Reputation: 7879
I'm trying to create and write to a file. I have the following code:
from urllib2 import urlopen
def crawler(seed_url):
to_crawl = [seed_url]
crawled=[]
while to_crawl:
page = to_crawl.pop()
page_source = urlopen(page)
s = page_source.read()
with open(str(page)+".txt","a+") as f:
f.write(s)
f.close()
return crawled
if __name__ == "__main__":
crawler('http://www.yelp.com/')
However, it returns the error:
Traceback (most recent call last):
File "/Users/adamg/PycharmProjects/NLP-HW1/scrape-test.py", line 29, in <module>
crawler('http://www.yelp.com/')
File "/Users/adamg/PycharmProjects/NLP-HW1/scrape-test.py", line 14, in crawler
with open("./"+str(page)+".txt","a+") as f:
IOError: [Errno 2] No such file or directory: 'http://www.yelp.com/.txt'
I thought that open(file,"a+")
is supposed to create and write.

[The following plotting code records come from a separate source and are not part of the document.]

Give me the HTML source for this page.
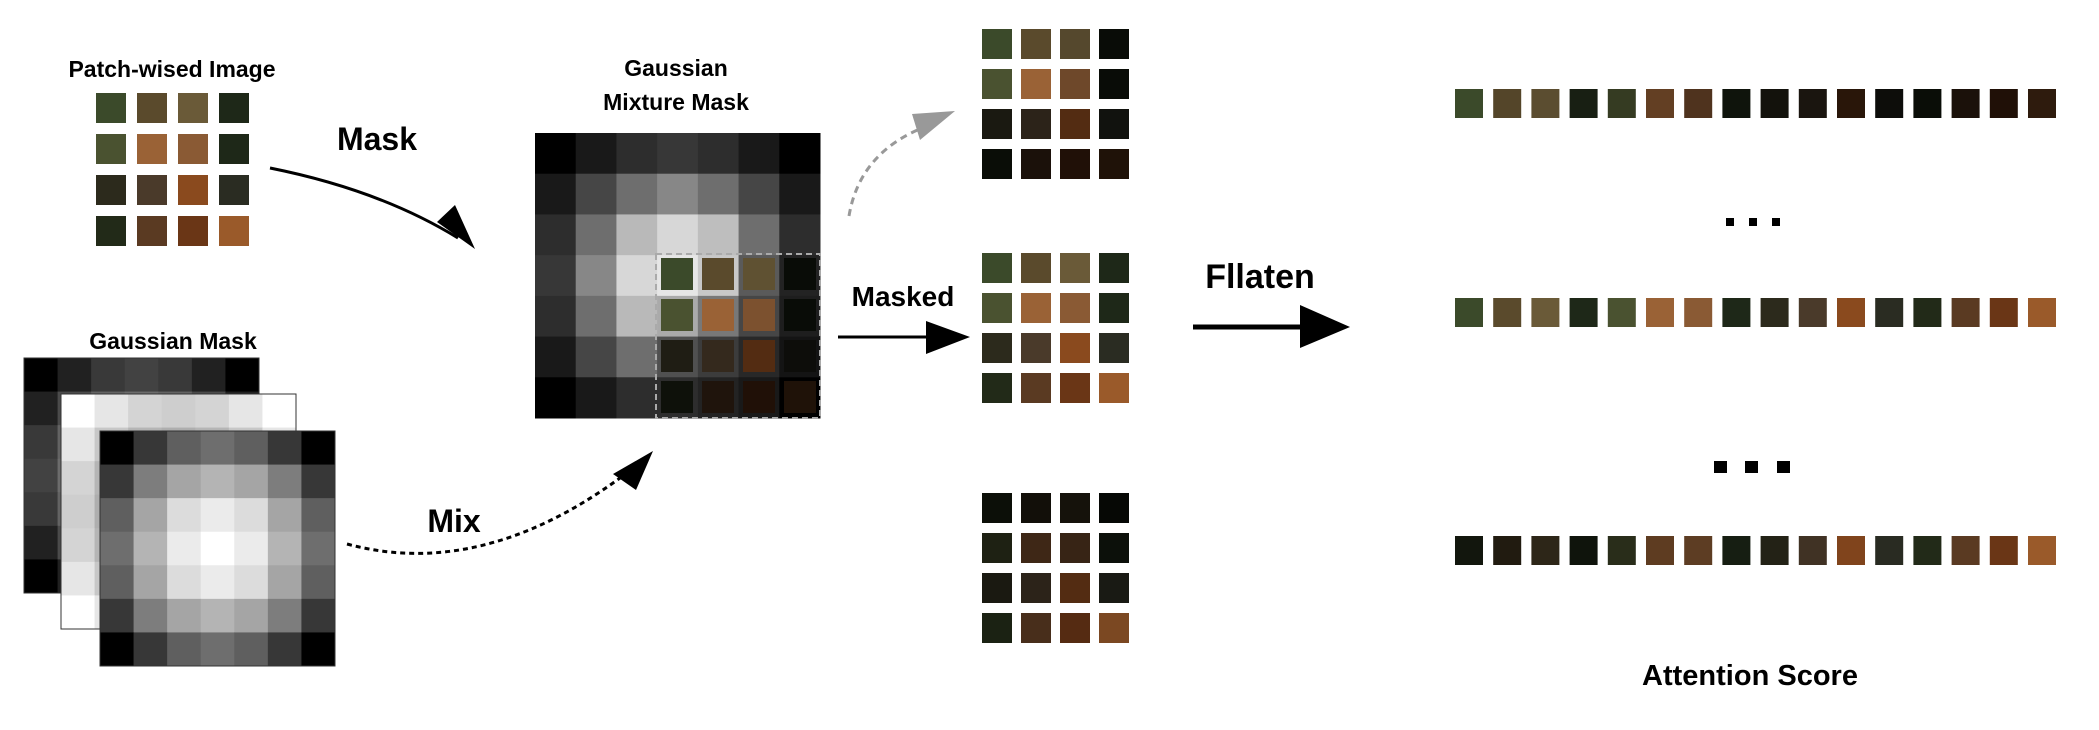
<!DOCTYPE html>
<html><head><meta charset="utf-8"><style>
body{margin:0;background:#fff;width:2099px;height:730px;overflow:hidden;font-family:"Liberation Sans",sans-serif}
svg{display:block}
text{font-family:"Liberation Sans",sans-serif;font-weight:bold;fill:#000}
</style></head><body>
<svg id="c" width="2099" height="730">
<defs>
<marker id="ah" markerWidth="10" markerHeight="10" refX="8" refY="5" orient="auto" markerUnits="userSpaceOnUse" viewBox="0 0 10 10"><path d="M0,0L10,5L0,10z" fill="#000"/></marker>
</defs>
<text x="172" y="77" font-size="23" text-anchor="middle">Patch-wised Image</text>
<text x="377" y="150" font-size="32" text-anchor="middle">Mask</text>
<text x="676" y="76" font-size="23" text-anchor="middle">Gaussian</text>
<text x="676" y="110" font-size="23" text-anchor="middle">Mixture Mask</text>
<text x="173" y="349" font-size="23" text-anchor="middle">Gaussian Mask</text>
<text x="454" y="532" font-size="32" text-anchor="middle">Mix</text>
<text x="903" y="306" font-size="28" text-anchor="middle">Masked</text>
<text x="1260" y="288" font-size="34" text-anchor="middle">Fllaten</text>
<text x="1750" y="685" font-size="29" text-anchor="middle">Attention Score</text>
<g id="g"></g>
</svg>
<script>
const NS="http://www.w3.org/2000/svg";
const G=document.getElementById('g');
function el(t,a){const e=document.createElementNS(NS,t);for(const k in a)e.setAttribute(k,a[k]);G.appendChild(e);return e;}
// fox patch colours (4x4)
const fox=[["#3b4a2a","#5a4a2c","#6a5a38","#1e2818"],["#4a5230","#9a6236","#8a5a34","#1e2818"],["#2c2a1c","#4a3a2a","#8a4a1e","#2a2c22"],["#222a18","#5a3a22","#6a3616","#9a5a2a"]];
const g3=[[0,55,95,110,95,55,0],[55,125,165,180,165,125,55],[95,165,220,235,220,165,95],[110,180,235,255,235,180,110],[95,165,220,235,220,165,95],[55,125,165,180,165,125,55],[0,55,95,110,95,55,0]];
const gmm=[[0,25,45,55,45,25,0],[25,70,110,135,110,70,25],[45,110,185,215,190,110,45],[55,135,215,230,200,90,35],[45,110,185,170,120,70,30],[25,70,110,80,60,40,20],[0,25,45,45,35,25,0]];
function gray(v){return `rgb(${v},${v},${v})`;}
function grid(x0,y0,px,py,w,h,cols,name){
  for(let r=0;r<4;r++)for(let c=0;c<4;c++){
    const e=el('rect',{x:x0+c*px,y:y0+r*py,width:w,height:h,fill:cols(r,c)});
    
    
  }
}
grid(96,93,41,41,30,30,(r,c)=>fox[r][c],'input');
// gaussian mask stack
[[24,358,0.6,false],[61,394,1,true],[100,431,1,false]].forEach(([x,y,k,inv],i)=>{
  const s=235/7;
  for(let r=0;r<7;r++)for(let c=0;c<7;c++){
    let v=Math.round(g3[r][c]*k); if(inv) v=Math.min(255,Math.round(255-g3[r][c]*0.45));
    const e=el('rect',{x:x+c*s,y:y+r*s,width:s+0.5,height:s+0.5,fill:gray(v)});
    
    
  }
  el('rect',{x:x,y:y,width:235,height:235,fill:'none',stroke:'#333','stroke-width':1});
});
// gmm
const s=285/7;
for(let r=0;r<7;r++)for(let c=0;c<7;c++){
  const e=el('rect',{x:535+c*s,y:133+r*s,width:s+0.5,height:s+0.5,fill:gray(gmm[r][c])});
  
  
}
grid(661,258,41,41,32,32,(r,c)=>{const d=[[1,1,0.9,0.3],[1,1,0.9,0.3],[0.7,0.7,0.6,0.3],[0.4,0.35,0.3,0.2]][r][c];const m=fox[r][c].match(/\w\w/g).map(h=>Math.round(parseInt(h,16)*d));return `rgb(${m})`;},'masked-overlay');
el('rect',{x:656,y:254,width:164,height:164,fill:'none',stroke:'#aaa','stroke-width':2,'stroke-dasharray':'6,4'});
// right grids
const dim=[[1,1,0.8,0.3],[1,1,0.8,0.3],[0.6,0.6,0.6,0.4],[0.3,0.3,0.3,0.2]];
grid(982,29,39,40,30,30,(r,c)=>{const m=fox[r][c].match(/\w\w/g).map(h=>Math.round(parseInt(h,16)*dim[r][c]));return `rgb(${m})`;},'out-top');
grid(982,253,39,40,30,30,(r,c)=>fox[r][c],'out-mid');
grid(982,493,39,40,30,30,(r,c)=>{const m=fox[r][c].match(/\w\w/g).map(h=>Math.round(parseInt(h,16)*(0.2+0.2*r)));return `rgb(${m})`;},'out-bottom');
// flattened rows
const flat=fox.flat();
[[89,1],[298,0.9],[536,0.5]].forEach(([y,k],ri)=>{
  for(let i=0;i<16;i++){
    const m=flat[i].match(/\w\w/g).map(h=>Math.round(parseInt(h,16)*(ri==0?Math.max(0.3,1-i/14):ri==2?Math.min(1,0.3+i/16):1)));
    const e=el('rect',{x:1455+i*38.2,y:y,width:28,height:29,fill:`rgb(${m})`});
    
    
  }
});
// dots
[1726,1749,1772].forEach(x=>el('rect',{x:x,y:218,width:8,height:8,fill:'#000'}));
[1714,1745,1777].forEach(x=>el('rect',{x:x,y:461,width:13,height:12,fill:'#000'}));
// arrows
el('path',{d:'M270,168 Q380,190 458,238',fill:'none',stroke:'#000','stroke-width':3});
el('path',{d:'M437,222 L475,249 L455,205 z',fill:'#000'});
el('path',{d:'M347,544 Q480,580 620,478',fill:'none',stroke:'#000','stroke-width':3,'stroke-dasharray':'5,4'});
el('path',{d:'M613,474 L653,451 L636,490 z',fill:'#000'});
el('path',{d:'M849,216 Q860,150 930,125',fill:'none',stroke:'#999','stroke-width':3,'stroke-dasharray':'7,5'});
el('path',{d:'M912,114 L955,111 L920,140 z',fill:'#999'});
el('line',{x1:838,y1:337,x2:930,y2:337,stroke:'#000','stroke-width':3});
el('path',{d:'M926,321 L970,337 L926,354 z',fill:'#000'});
el('line',{x1:1193,y1:327,x2:1305,y2:327,stroke:'#000','stroke-width':5});
el('path',{d:'M1300,305 L1350,327 L1300,348 z',fill:'#000'});
</script>
</body></html>
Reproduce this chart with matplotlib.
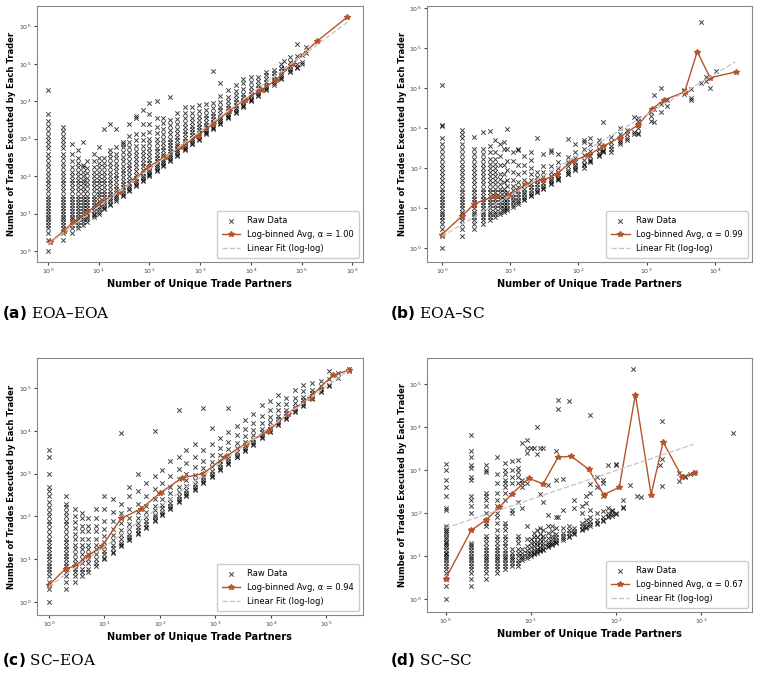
import matplotlib
matplotlib.use("Agg")
import matplotlib.pyplot as plt
import numpy as np

# ---------------- data ----------------
a_cols = {
 1: [1,2,3,4,5,6,7,8,10,12,14,17,20,25,30,40,50,65,80,100,130,170,220,300,400,550,700,900,1200,1600,2200,3000,4500,20000],
 2: [2,3,4,5,6,7,8,10,12,14,17,20,25,30,40,50,65,80,100,130,170,220,300,400,550,700,900,1200,1600,2000],
 3: [3,4,5,6,7,8,10,12,14,17,20,25,30,40,50,65,80,100,130,170,250,400,700],
 4: [4,5,6,7,8,10,12,14,17,20,25,30,40,50,65,80,100,130,170,220,300,500],
 5: [5,6,7,8,10,12,14,17,20,25,30,40,50,65,80,100,130,170,200,800],
 6: [6,7,8,10,12,14,17,20,25,30,40,55,70,90,120,160,250],
 8: [8,9,10,12,14,17,20,25,30,40,50,65,80,100,130,170,250,400],
 10: [10,11,13,15,18,22,27,33,40,50,65,80,100,130,170,220,300,600],
 13: [13,14,16,19,22,27,33,40,50,65,80,100,130,170,220,300,1800],
 17: [17,18,21,24,28,34,40,50,65,80,100,130,170,220,300,400,500,2500],
 22: [22,24,27,31,36,44,55,70,90,110,140,180,230,300,400,600,1800],
 30: [30,32,36,42,50,60,75,95,120,150,190,250,330,450,600,800,700],
 40: [40,43,48,55,65,80,100,125,160,200,260,340,450,600,800,1200,2500],
 55: [55,58,65,75,90,110,135,170,220,280,360,480,650,900,1300,3500,4000],
 75: [75,80,90,100,120,150,185,230,290,370,480,650,900,1300,2500,6000],
 100: [100,105,115,130,150,180,220,270,340,430,560,750,1000,1500,2500,4500,9000],
 140: [140,150,165,185,210,250,300,370,460,580,750,1000,1400,2000,3500,10000],
 190: [190,200,220,250,290,340,400,490,600,760,1000,1300,1800,2600,3500],
 260: [260,275,300,340,390,460,550,670,820,1000,1300,1700,2300,3200,13000],
 350: [350,370,410,460,530,620,740,900,1100,1400,1800,2400,3300,5000],
 500: [500,530,580,650,750,880,1050,1300,1600,2000,2600,3500,5000,7000],
 700: [700,740,810,910,1050,1250,1500,1800,2200,2800,3600,5000,7000],
 950: [950,1000,1100,1250,1450,1700,2000,2500,3100,4000,5500,8000],
 1300: [1300,1380,1520,1720,2000,2350,2800,3500,4400,6000,8500],
 1800: [1800,1900,2100,2400,2800,3300,4000,5000,6500,9000,65000],
 2500: [2500,2650,2900,3300,3900,4700,5700,7200,9500,14000,30000],
 3500: [3500,3700,4100,4700,5500,6600,8000,10000,13000,20000],
 5000: [5000,5300,5900,6700,7800,9300,11500,14500,19000,27000],
 7000: [7000,7400,8200,9400,11000,13000,16000,21000,30000,40000],
 10000: [10000,10600,11800,13500,16000,19000,24000,33000,45000],
 14000: [14000,15000,16500,19000,22500,27000,34000,45000],
 20000: [20000,21500,24000,28000,33000,40000,50000,60000],
 28000: [28000,30000,34000,40000,47000,56000,70000],
 40000: [40000,43000,48000,55000,65000,80000,100000],
 45000: [80000,120000],
 60000: [60000,65000,75000,90000,110000,150000],
 80000: [80000,85000,100000,160000],
 100000: [100000,110000,170000],
 120000: [200000,280000],
 80001: [350000],
}
a_bx = [1.1,2.1,3.2,6,11,25,50,100,200,420,900,1800,3700,7500,16000,32000,65000,200000,800000]
a_by = [1.7,3.5,6,11,20,38,80,180,330,600,1200,2500,5500,11000,20000,38000,100000,400000,1800000]
a_fit_x = [1, 800000]
a_fit_y = [1.5, 1300000]

b_cols = {
 1: [1,2,3,4,5,6,7,8,10,12,14,17,20,25,30,40,50,65,80,100,130,170,220,300,400,550,1100,1200,12000],
 2: [2,3,4,5,6,7,8,10,12,14,17,20,25,30,40,50,65,80,100,130,170,220,300,400,550,700,900],
 3: [3,4,5,6,7,8,10,12,14,17,20,25,30,40,50,65,80,100,130,170,220,300,600],
 4: [4,5,6,7,8,10,12,14,17,20,25,30,40,50,65,80,100,130,170,220,300,800],
 5: [5,6,7,8,10,12,14,17,20,25,30,40,50,65,80,100,130,170,250,350,850],
 6: [6,7,8,10,12,14,17,20,25,30,40,50,65,80,100,130,170,250,500],
 7: [7,8,10,12,14,17,20,25,30,40,55,70,120,200,400],
 8: [8,9,10,12,14,17,20,25,30,45,70,120,300,450],
 9: [9,10,12,14,17,20,25,35,50,90,150,300,950],
 11: [11,12,14,16,19,23,28,35,50,80,150,250],
 13: [13,14,16,19,22,27,33,45,70,120,280,300],
 16: [16,17,19,22,26,31,38,50,80,120,200],
 20: [20,21,24,28,33,40,50,70,100,160,250],
 25: [25,26,29,34,40,48,60,80,550],
 30: [30,32,36,42,50,60,80,110,230],
 40: [40,42,47,55,65,80,110,250,280],
 50: [50,53,58,67,80,100,140,220],
 70: [70,73,80,92,110,140,190,520],
 90: [90,95,105,120,145,180,250,400],
 120: [100,120,130,160,210,300,450,500],
 150: [140,150,160,200,260,400,550],
 200: [200,210,240,300,400,500],
 230: [250,260,280,1400],
 300: [250,300,350,450,600],
 400: [400,450,500,700,1000],
 520: [500,550,700,900],
 650: [700,800,1900],
 750: [700,750,1000,1200,1500,1800],
 1150: [1500,2000,2500],
 1300: [1400,3000,6500],
 1600: [2500,4000,10000],
 2000: [3500,5000],
 3500: [7000,8500,9000],
 4500: [5000,5500,9500],
 6300: [13000,430000],
 7500: [15000,19000],
 8500: [10000],
 10500: [27000],
}
b_bx = [1,2,3,6,10,17,30,48,80,140,230,400,750,1200,1800,3600,5500,8500,20000]
b_by = [2.2,6.5,13,20,21,40,50,70,150,210,350,580,1200,3000,5000,8000,80000,18000,25000]
b_fit_x = [1, 20000]
b_fit_y = [2.0, 45000]

c_cols = {
 1: [1,2,3,4,5,6,7,8,10,12,14,17,20,25,30,40,50,65,80,100,130,170,220,300,400,500,1000,2500,3500],
 2: [2,3,4,5,6,7,8,10,12,14,17,20,25,30,40,50,65,80,100,130,170,200,300],
 3: [3,4,5,6,8,10,13,17,22,30,40,55,75,100,150],
 4: [4,5,6,8,10,13,17,22,30,45,60,90,120],
 5: [5,6,8,10,13,17,22,30,45,60,90],
 7: [7,8,10,13,17,22,30,45,60,90,150],
 10: [10,11,13,16,20,26,35,50,80,150,300],
 14: [14,15,18,22,28,36,50,80,130,250],
 20: [20,21,24,29,36,48,70,120,200,9000],
 28: [28,30,34,40,50,65,90,150,300,500],
 40: [40,42,48,57,70,90,130,200,400,1000],
 55: [55,58,65,78,95,125,180,300,600],
 80: [80,85,95,110,140,180,260,450,900,10000],
 110: [110,115,130,155,190,250,380,600,1200],
 150: [150,160,180,210,260,350,500,900,2000],
 220: [220,230,260,300,380,500,750,1300,2500,30000],
 300: [300,320,360,420,520,700,1000,1800,3500],
 420: [420,440,500,580,720,950,1400,2500,5000],
 600: [600,630,700,820,1000,1350,2000,3500,35000],
 850: [850,900,1000,1150,1400,1900,2800,5000,12000],
 1200: [1200,1260,1400,1650,2000,2700,4000,7000],
 1700: [1700,1800,2000,2300,2800,3800,5500,9500,35000],
 2400: [2400,2500,2800,3300,4000,5300,8000,13000],
 3400: [3400,3600,4000,4600,5600,7500,11000,18000],
 4800: [4800,5000,5600,6500,8000,10500,15000,25000],
 6800: [6800,7200,8000,9300,11000,15000,22000,40000],
 9500: [9500,10000,11200,13000,16000,21000,30000,50000],
 13500: [13500,14200,16000,18500,22000,30000,42000,70000],
 19000: [19000,20000,22500,26000,31000,42000,60000],
 27000: [27000,28500,32000,37000,45000,60000,90000],
 38000: [38000,40000,45000,52000,63000,85000,120000],
 55000: [55000,58000,65000,75000,90000,130000],
 80000: [80000,85000,95000,110000,150000],
 110000: [110000,120000,160000,250000],
 160000: [170000,220000],
 250000: [250000,280000],
}
c_bx = [1,2,3,5,9,20,45,100,250,600,1500,3500,9000,20000,50000,130000,250000]
c_by = [2.5,6,7,12,20,90,150,350,800,1000,2500,5000,10000,25000,60000,200000,260000]
c_fit_x = [1, 250000]
c_fit_y = [2.3, 260000]

d_cols = {
 1: [1,2,3,4,5,6,7,8,9,10,11,12,14,16,18,20,22,25,28,32,36,40,45,50,120,130,250,400,600,1000,1400],
 2: [2,3,4,5,6,7,8,9,10,12,14,16,18,20,40,100,150,200,250,600,700,1100,1300,2000,2800,6500],
 3: [3,4,5,6,7,8,9,10,12,14,16,20,25,30,50,60,70,100,150,200,250,300,900,1000,1300],
 4: [4,5,6,7,8,9,10,12,14,16,20,25,30,40,60,80,100,150,200,300,500,800,2000],
 5: [5,6,7,8,9,10,12,14,17,20,25,30,40,50,60,200,300,400,500,600,800,1000,1500],
 6: [6,7,8,9,10,12,15,100,120,500,700,1000,1600],
 7: [6,7,8,10,12,15,20,25,30,180,500,700,900,1100,1700],
 8: [8,9,10,12,15,130,400,500,600,4200],
 9: [9,10,12,14,17,25,50,2500,3200,5000,500],
 10: [10,11,13,16,20,25,3200],
 11: [11,12,14,17,22,28,35,3300],
 12: [12,13,15,18,22,28,40,2400,10000],
 13: [13,14,16,20,25,32,45,280,3300],
 14: [14,15,17,20,25,30,40,3300,180],
 16: [16,17,19,22,27,35,50,90,450],
 18: [18,19,21,25,30,38,50],
 20: [20,21,24,28,33,45,80,600,2800],
 21: [27000,43000,80],
 24: [24,26,30,35,45,120,620],
 28: [28,30,34,40,50,40000],
 32: [32,34,38,45,200,130],
 40: [40,42,50,60,150,100],
 45: [45,48,55,70,170,250],
 50: [50,55,65,80,120,300,19000,470],
 60: [55,60,70,100,700,400],
 70: [65,70,80,110,500,600,250],
 80: [80,85,100,130,1300],
 90: [85,95,110,120],
 100: [95,100,1400,1300],
 120: [130,140,200],
 145: [460],
 160: [230000],
 180: [250],
 200: [240],
 330: [1300],
 350: [14000,1800,430],
 550: [550,850],
 650: [700,750],
 750: [800],
 850: [900],
 2400: [7500],
}
d_bx = [1,2,3,4.3,6,9.5,14,21,30,48,72,110,170,260,360,600,830]
d_by = [3,40,70,140,280,650,480,2000,2100,1050,270,400,57000,270,4500,700,850]
d_fit_x = [1, 820]
d_fit_y = [45, 4000]

panels = [
 ("a", "EOA–EOA", a_cols, a_bx, a_by, a_fit_x, a_fit_y, "1.00", (0.6, 1.6e6), (0.5, 3.5e6)),
 ("b", "EOA–SC", b_cols, b_bx, b_by, b_fit_x, b_fit_y, "0.99", (0.6, 3.5e4), (0.45, 1.1e6)),
 ("c", "SC–EOA", c_cols, c_bx, c_by, c_fit_x, c_fit_y, "0.94", (0.6, 4.5e5), (0.5, 5e5)),
 ("d", "SC–SC", d_cols, d_bx, d_by, d_fit_x, d_fit_y, "0.67", (0.6, 4e3), (0.5, 4e5)),
]
positions = [
 [0.048, 0.615, 0.428, 0.376],
 [0.56, 0.615, 0.427, 0.376],
 [0.048, 0.097, 0.428, 0.377],
 [0.56, 0.101, 0.427, 0.373],
]
captions_xy = [(0.003, 0.54), (0.512, 0.54), (0.003, 0.031), (0.512, 0.031)]

fig = plt.figure(figsize=(7.62, 6.81), dpi=100)
for (lab, name, cols, bx, by, fx, fy, alpha, xl, yl), pos, cxy in zip(panels, positions, captions_xy):
    ax = fig.add_axes(pos)
    xs, ys = [], []
    for k, v in cols.items():
        xs += [k] * len(v)
        ys += v
    ax.scatter(xs, ys, marker="x", s=10, c="black", linewidths=0.7, alpha=0.75, label="Raw Data")
    ax.plot(bx, by, "-*", color="#b5532a", lw=1.0, ms=4, label=f"Log-binned Avg, α = {alpha}")
    ax.plot(fx, fy, "--", color="#c8c8c8", lw=1.0, label="Linear Fit (log-log)")
    ax.set_xscale("log"); ax.set_yscale("log")
    ax.set_xlim(*xl); ax.set_ylim(*yl)
    ax.minorticks_off()
    ax.tick_params(labelsize=4.5, length=2, pad=1.5, colors="#444444")
    ax.set_xlabel("Number of Unique Trade Partners", fontsize=7, fontweight="bold", labelpad=2)
    ax.set_ylabel("Number of Trades Executed by Each Trader", fontsize=6, fontweight="bold", labelpad=2)
    for s in ax.spines.values():
        s.set_color("#888888")
    ax.legend(loc="lower right", fontsize=6, handlelength=2.2, borderpad=0.6, labelspacing=0.6, framealpha=1)
    fig.text(cxy[0], cxy[1], f"$\\mathbf{{({lab})}}$ {name}", fontsize=11, family="serif", va="center")

fig.savefig("out.png", dpi=100)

What am I doing wrong?
Upvotes: 0
Views: 43
Reputation: 15336
If you want to use the URL as the basis for the directory, you should encode the URL. That way, slashes (among other characters) will be converted to character sequences which won't interfere with the file system/shell.
The urllib
library can help with this.
So, for example:
>>> import urllib
>>> urllib.quote_plus('http://www.yelp.com/')
'http%3A%2F%2Fwww.yelp.com%2F'
Upvotes: 5